>> start Task inputs

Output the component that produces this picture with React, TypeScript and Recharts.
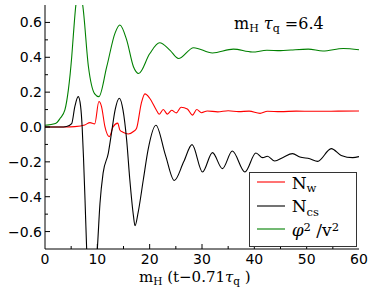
import { Legend, Line, LineChart, XAxis, YAxis } from "recharts";

const SANS = "'DejaVu Sans', sans-serif";
const SERIF = "'DejaVu Serif', serif";

// N_w (red)
const nwT = [0, 4, 5.7, 7.6, 8.6, 9.5, 10.3, 10.8, 11.45, 12.3, 13.0, 13.9, 14.3, 14.9, 15.9, 16.9, 17.5, 18.4, 19.1, 20.0, 21.3, 21.8, 22.6, 23.4, 24.2, 25.1, 26.0, 27.2, 28.2, 29.0, 29.9, 31, 33, 35, 37, 39, 41.1, 42.5, 45, 48, 52, 56, 60];
const nwVal = [0, 0, 0.002, 0.012, 0.025, 0.018, 0.146, 0.117, 0.002, -0.055, 0.0, 0.022, -0.017, -0.03, -0.04, -0.026, -0.007, 0.136, 0.19, 0.165, 0.096, 0.073, 0.1, 0.074, 0.096, 0.081, 0.113, 0.103, 0.068, 0.1, 0.082, 0.092, 0.087, 0.093, 0.088, 0.091, 0.078, 0.09, 0.088, 0.091, 0.09, 0.091, 0.092];

// N_cs (black)
const ncsT = [0, 3, 4.1, 5.1, 5.7, 6.35, 6.8, 7.1, 7.35, 7.65, 7.95, 8.9, 10.0, 10.5, 11.1, 12.1, 12.7, 13.4, 14.2, 14.9, 15.6, 16.2, 16.9, 17.2, 17.8, 18.8, 19.7, 21.2, 23.0, 24.7, 26.5, 28.1, 30.1, 32.0, 33.9, 35.8, 38.2, 40.3, 41.6, 42.5, 43.9, 45.4, 47.3, 48.7, 50.6, 52.1, 54.7, 56.6, 58.8, 60];
const ncsVal = [0, 0, 0.003, 0.02, 0.117, 0.174, 0.12, 0.0, -0.17, -0.42, -0.69, -1.05, -0.7, -0.44, -0.265, -0.15, -0.036, 0.098, 0.165, 0.098, -0.074, -0.3, -0.51, -0.567, -0.49, -0.3, -0.13, 0.01, -0.16, -0.307, -0.2, -0.101, -0.258, -0.147, -0.239, -0.138, -0.258, -0.149, -0.176, -0.168, -0.195, -0.176, -0.153, -0.172, -0.182, -0.197, -0.124, -0.163, -0.176, -0.17];

// phi^2 / v^2 (green)
const phiT = [0, 2, 2.9, 3.8, 4.45, 5.1, 5.4, 5.9, 6.5, 7.2, 8.3, 9.5, 10.3, 11.8, 13.4, 14.3, 15.6, 16.9, 17.9, 20.0, 21.9, 23.9, 25.5, 28.4, 32.0, 36.0, 39.6, 42.4, 45, 47, 50.3, 53.1, 57, 60];
const phiVal = [0.01, 0.02, 0.05, 0.098, 0.21, 0.4, 0.52, 0.7, 0.78, 0.7, 0.346, 0.19, 0.174, 0.346, 0.54, 0.585, 0.5, 0.346, 0.307, 0.42, 0.483, 0.44, 0.393, 0.455, 0.425, 0.447, 0.43, 0.44, 0.438, 0.442, 0.447, 0.436, 0.45, 0.443];

const seriesOrder = ["nw", "ncs", "phi"];

const xTicks = [0, 5, 10, 15, 20, 25, 30, 35, 40, 45, 50, 55, 60];
const yTicks = [-0.7, -0.6, -0.5, -0.4, -0.3, -0.2, -0.1, 0, 0.1, 0.2, 0.3, 0.4, 0.5, 0.6, 0.7];

const toPoints = (t: number[], v: number[]) => t.map((x, i) => ({ x, y: v[i] }));

const nwData = toPoints(nwT, nwVal);
const ncsData = toPoints(ncsT, ncsVal);
const phiData = toPoints(phiT, phiVal);

const isMajorY = (v: number) => Math.round(v * 10) % 2 === 0;
const isEdgeY = (v: number) => Math.abs(v) > 0.65;
const fmtY = (v: number) => (Math.round(v * 10) < 0 ? "\u2212" : "") + Math.abs(v).toFixed(1);

function LeftTick(props: any) {
  const { x, y, payload } = props;
  const v = payload.value;
  const major = isMajorY(v);
  return (
    <g>
      {!isEdgeY(v) && <line x1={x} x2={x + (major ? 5 : 3)} y1={y} y2={y} stroke="#000" />}
      {major && (
        <text x={x - 3} y={y + 5} textAnchor="end" fontFamily={SANS} fontSize={14} fill="#000">
          {fmtY(v)}
        </text>
      )}
    </g>
  );
}

function RightTick(props: any) {
  const { x, y, payload } = props;
  const v = payload.value;
  if (isEdgeY(v)) return <g />;
  return <line x1={x} x2={x - (isMajorY(v) ? 5 : 3)} y1={y} y2={y} stroke="#000" />;
}

function BottomTick(props: any) {
  const { x, y, payload } = props;
  const v = payload.value;
  const major = v % 10 === 0;
  const edge = v === 0 || v === 60;
  return (
    <g>
      {!edge && <line x1={x} x2={x} y1={y} y2={y - (major ? 5 : 3)} stroke="#000" />}
      {major && (
        <text x={x} y={y + 15} textAnchor="middle" fontFamily={SANS} fontSize={14} fill="#000">
          {v}
        </text>
      )}
    </g>
  );
}

function TopTick(props: any) {
  const { x, y, payload } = props;
  const v = payload.value;
  if (v === 0 || v === 60) return <g />;
  return <line x1={x} x2={x} y1={y} y2={y + (v % 10 === 0 ? 5 : 3)} stroke="#000" />;
}

const sub = { fontSize: "0.68em", position: "relative" as const, top: "0.3em" };
const sup = { fontSize: "0.68em", position: "relative" as const, top: "-0.45em" };

function legendLabel(key: string) {
  if (key === "nw")
    return (
      <>
        N<span style={sub}>w</span>
      </>
    );
  if (key === "ncs")
    return (
      <>
        N<span style={sub}>cs</span>
      </>
    );
  return (
    <>
      <i>φ</i>
      <span style={sup}>2</span> /v<span style={sup}>2</span>
    </>
  );
}

function LegendBox(props: any) {
  const payload = [...(props.payload ?? [])].sort(
    (a: any, b: any) => seriesOrder.indexOf(a.value) - seriesOrder.indexOf(b.value)
  );
  return (
    <div
      style={{
        position: "relative",
        width: 108,
        height: 75,
        border: "1px solid #333",
        boxSizing: "border-box",
        background: "#fff",
      }}
    >
      {payload.map((p: any, i: number) => (
        <div
          key={p.value}
          style={{
            position: "absolute",
            left: 6.7,
            top: -2.7 + i * 23.5,
            height: 24,
            display: "flex",
            alignItems: "center",
          }}
        >
          <svg width={28} height={24} style={{ display: "block" }}>
            <line x1={0} x2={28} y1={12} y2={12} stroke={p.color} strokeWidth={1.1} />
          </svg>
          <span
            style={{
              marginLeft: 7,
              fontFamily: SERIF,
              fontSize: 17,
              lineHeight: "24px",
              whiteSpace: "nowrap",
              position: "relative",
              top: 1.5,
              color: "#000",
            }}
          >
            {legendLabel(p.value)}
          </span>
        </div>
      ))}
    </div>
  );
}

export default function App() {
  return (
    <div style={{ position: "absolute", left: 0, top: 0, width: 374, height: 296, background: "#fff" }}>
      <LineChart width={374} height={296} margin={{ top: 5, right: 15, left: 0, bottom: 0 }}>
        <XAxis
          xAxisId="b"
          dataKey="x"
          type="number"
          domain={[0, 60]}
          ticks={xTicks}
          allowDataOverflow
          height={47}
          tickSize={0}
          tickMargin={0}
          tickLine={false}
          axisLine={{ stroke: "#000" }}
          tick={<BottomTick />}
          interval={0}
        />
        <XAxis
          xAxisId="t"
          orientation="top"
          dataKey="x"
          type="number"
          domain={[0, 60]}
          ticks={xTicks}
          allowDataOverflow
          height={0}
          tickSize={0}
          tickMargin={0}
          tickLine={false}
          axisLine={{ stroke: "#000" }}
          tick={<TopTick />}
          interval={0}
        />
        <YAxis
          yAxisId="l"
          type="number"
          domain={[-0.7, 0.7]}
          ticks={yTicks}
          allowDataOverflow
          width={45}
          tickSize={0}
          tickMargin={0}
          tickLine={false}
          axisLine={{ stroke: "#000" }}
          tick={<LeftTick />}
          interval={0}
        />
        <YAxis
          yAxisId="r"
          orientation="right"
          type="number"
          domain={[-0.7, 0.7]}
          ticks={yTicks}
          allowDataOverflow
          width={0}
          tickSize={0}
          tickMargin={0}
          tickLine={false}
          axisLine={{ stroke: "#000" }}
          tick={<RightTick />}
          interval={0}
        />
        <Line
          xAxisId="b"
          yAxisId="l"
          data={nwData}
          dataKey="y"
          name="nw"
          type="monotone"
          stroke="#ff0000"
          strokeWidth={1.1}
          dot={false}
          activeDot={false}
          isAnimationActive={false}
        />
        <Line
          xAxisId="b"
          yAxisId="l"
          data={ncsData}
          dataKey="y"
          name="ncs"
          type="monotone"
          stroke="#000000"
          strokeWidth={1.1}
          dot={false}
          activeDot={false}
          isAnimationActive={false}
        />
        <Line
          xAxisId="b"
          yAxisId="l"
          data={phiData}
          dataKey="y"
          name="phi"
          type="monotone"
          stroke="#008000"
          strokeWidth={1.1}
          dot={false}
          activeDot={false}
          isAnimationActive={false}
        />
        <Legend
          layout="vertical"
          align="center"
          verticalAlign="middle"
          content={<LegendBox />}
          wrapperStyle={{ left: 249, top: 172, width: 108, height: 75 }}
        />
      </LineChart>
      <svg
        width={374}
        height={296}
        style={{ position: "absolute", left: 0, top: 0, pointerEvents: "none" }}
      >
        <text x={234} y={29} fontFamily={SERIF} fontSize={16} fill="#000">
          m<tspan fontSize={11} dy={3}>H</tspan>
          <tspan dy={-3}> </tspan>
          <tspan fontStyle="italic">τ</tspan>
          <tspan fontSize={11} dy={3}>q</tspan>
          <tspan dy={-3}> =6.4</tspan>
        </text>
        <text x={139} y={282} fontFamily={SERIF} fontSize={15} fill="#000">
          m<tspan fontSize={10.5} dy={3}>H</tspan>
          <tspan dy={-3}> (t−0.71</tspan>
          <tspan fontStyle="italic">τ</tspan>
          <tspan fontSize={10.5} dy={3}>q</tspan>
          <tspan dy={-3}> )</tspan>
        </text>
      </svg>
    </div>
  );
}
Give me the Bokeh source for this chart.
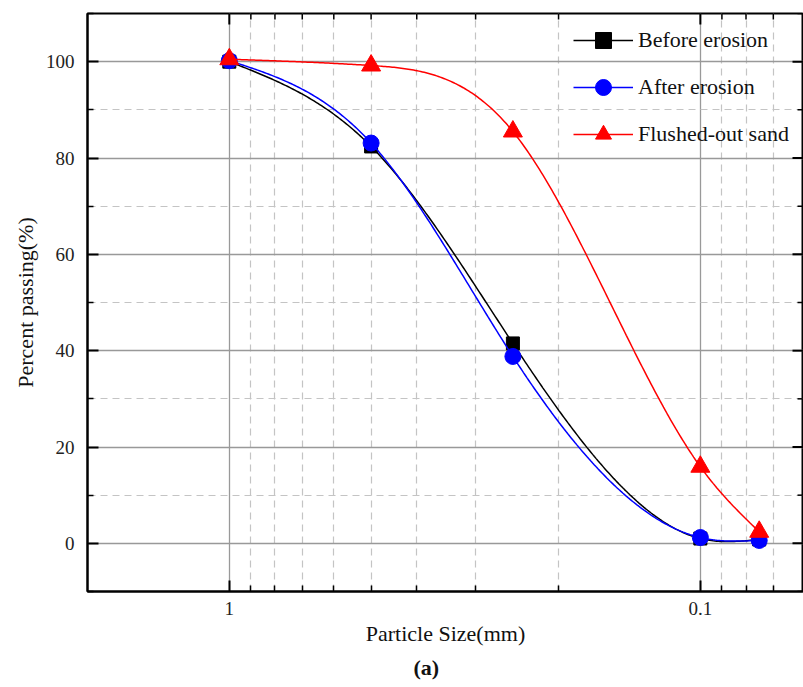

>> end Task inputs

What the task asks → Repeat the listing above up to and including the line with "-0.163, -0.176, -0.17];", starting from its first line. Drop any pictures.

Completed task →
Output the component that produces this picture with React, TypeScript and Recharts.
import { Legend, Line, LineChart, XAxis, YAxis } from "recharts";

const SANS = "'DejaVu Sans', sans-serif";
const SERIF = "'DejaVu Serif', serif";

// N_w (red)
const nwT = [0, 4, 5.7, 7.6, 8.6, 9.5, 10.3, 10.8, 11.45, 12.3, 13.0, 13.9, 14.3, 14.9, 15.9, 16.9, 17.5, 18.4, 19.1, 20.0, 21.3, 21.8, 22.6, 23.4, 24.2, 25.1, 26.0, 27.2, 28.2, 29.0, 29.9, 31, 33, 35, 37, 39, 41.1, 42.5, 45, 48, 52, 56, 60];
const nwVal = [0, 0, 0.002, 0.012, 0.025, 0.018, 0.146, 0.117, 0.002, -0.055, 0.0, 0.022, -0.017, -0.03, -0.04, -0.026, -0.007, 0.136, 0.19, 0.165, 0.096, 0.073, 0.1, 0.074, 0.096, 0.081, 0.113, 0.103, 0.068, 0.1, 0.082, 0.092, 0.087, 0.093, 0.088, 0.091, 0.078, 0.09, 0.088, 0.091, 0.09, 0.091, 0.092];

// N_cs (black)
const ncsT = [0, 3, 4.1, 5.1, 5.7, 6.35, 6.8, 7.1, 7.35, 7.65, 7.95, 8.9, 10.0, 10.5, 11.1, 12.1, 12.7, 13.4, 14.2, 14.9, 15.6, 16.2, 16.9, 17.2, 17.8, 18.8, 19.7, 21.2, 23.0, 24.7, 26.5, 28.1, 30.1, 32.0, 33.9, 35.8, 38.2, 40.3, 41.6, 42.5, 43.9, 45.4, 47.3, 48.7, 50.6, 52.1, 54.7, 56.6, 58.8, 60];
const ncsVal = [0, 0, 0.003, 0.02, 0.117, 0.174, 0.12, 0.0, -0.17, -0.42, -0.69, -1.05, -0.7, -0.44, -0.265, -0.15, -0.036, 0.098, 0.165, 0.098, -0.074, -0.3, -0.51, -0.567, -0.49, -0.3, -0.13, 0.01, -0.16, -0.307, -0.2, -0.101, -0.258, -0.147, -0.239, -0.138, -0.258, -0.149, -0.176, -0.168, -0.195, -0.176, -0.153, -0.172, -0.182, -0.197, -0.124, -0.163, -0.176, -0.17];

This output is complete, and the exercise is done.